As far as configuration, Keith has a separate namenode/jobtracker and installed the datanode/tasktracker on each of his Cassandra nodes. He notes that a nice side effect of this is that the analytics engine scales with the data.
Imagini provides publishers with tools to profile all their site visitors through “visual quizzes” and an inference engine. Behind the scenes, this involves processing large amounts of behavioral data and then making the results available for real-time access.
After looking at several alternatives, Imagini went with Cassandra because of its fault tolerance, decentralized architecture (no single point of failure), and large write capacity.

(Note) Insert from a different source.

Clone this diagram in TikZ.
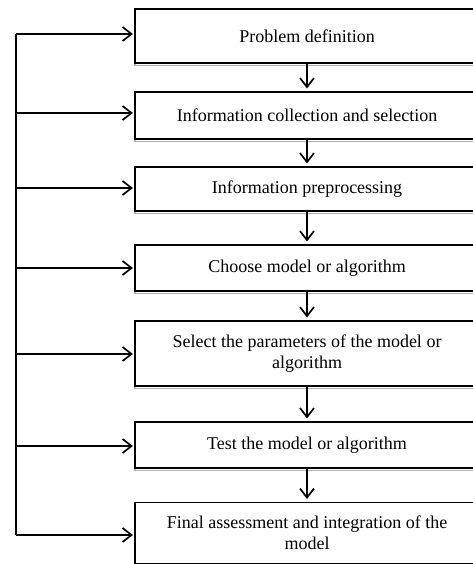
\documentclass[tikz,border=0pt]{standalone}
\usepackage{fontspec}
\setmainfont{Liberation Serif}
\usetikzlibrary{arrows.meta}
\begin{document}
\begin{tikzpicture}[x=1pt,y=-1pt,
  box/.style={draw=black, line width=1.1pt, fill=white, rectangle, minimum width=344pt,
    inner sep=2pt, align=center, font=\fontsize{18}{21}\selectfont,
    preaction={draw=black!30, line width=1.2pt, transform canvas={yshift=-2.6pt}}},
  arr/.style={line width=1.7pt, -{Straight Barb[length=9pt,width=14pt,line width=1.7pt]}},
  bus/.style={line width=1.7pt}]
\useasboundingbox (0,0) rectangle (473,564);
\clip (0,0) rectangle (473,564);
\node[box, minimum height=54pt] (b1) at (307,36) {Problem definition};
\node[box, minimum height=47pt] (b2) at (307,115.5) {Information collection and selection};
\node[box, minimum height=44pt] (b3) at (307,189) {Information preprocessing};
\node[box, minimum height=46pt] (b4) at (307,268) {Choose model or algorithm};
\node[box, minimum height=65pt] (b5) at (307,353.5) {Select the parameters of the model or\\algorithm};
\node[box, minimum height=46pt] (b6) at (307,445) {Test the model or algorithm};
\node[box, minimum height=61pt] (b7) at (307,533) {Final assessment and integration of the\\model};
\coordinate (c1) at (16,34);
\coordinate (c2) at (16,113);
\coordinate (c3) at (16,188);
\coordinate (c4) at (16,268);
\coordinate (c5) at (16,354);
\coordinate (c6) at (16,446);
\coordinate (c7) at (16,535);
\draw[bus] (c1) -- (c7);
\foreach \i in {1,...,7} {
  \draw[arr, shorten >=1.5pt] (c\i) -- (c\i -| b\i.west);
}
\foreach \i/\j in {1/2,2/3,3/4,4/5,5/6,6/7} {
  \draw[arr, shorten >=3pt] (b\i.south) -- (b\j.north);
}
\end{tikzpicture}
\end{document}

Dave Gardner, a senior Imagini developer, writes, “We use Cassandra to store our real-time data, including information on roughly 100 million users, which is expected to grow substantially over the coming year. This is nearly all accessed via simple key lookup.”
Currently Imagini aggregates data from a variety of sources into Hadoop’s distributed filesystem, HDFS. Using Hadoop Streaming, they use PHP to MapReduce over their data and output directly to Cassandra via Thrift in their reducers. The results reside in Cassandra to provide real-time access to the data.
Looking forward, Imagini hopes to simplify their workflow once Hadoop Streaming becomes available with Cassandra. They’re planning on storing even raw data in Cassandra, MapReduce over that data, and then output the result into Cassandra.
In this chapter, we examined Hadoop, the open source implementation of the Google MapReduce algorithm. We took a brief look at Hadoop basics and how to integrate it with Cassandra by running the word count example that ships with Cassandra, and also saw how to use Pig, a simple and concise language to express MapReduce jobs.
Finally, we got a picture of how a few different companies are using Hadoop and Cassandra together.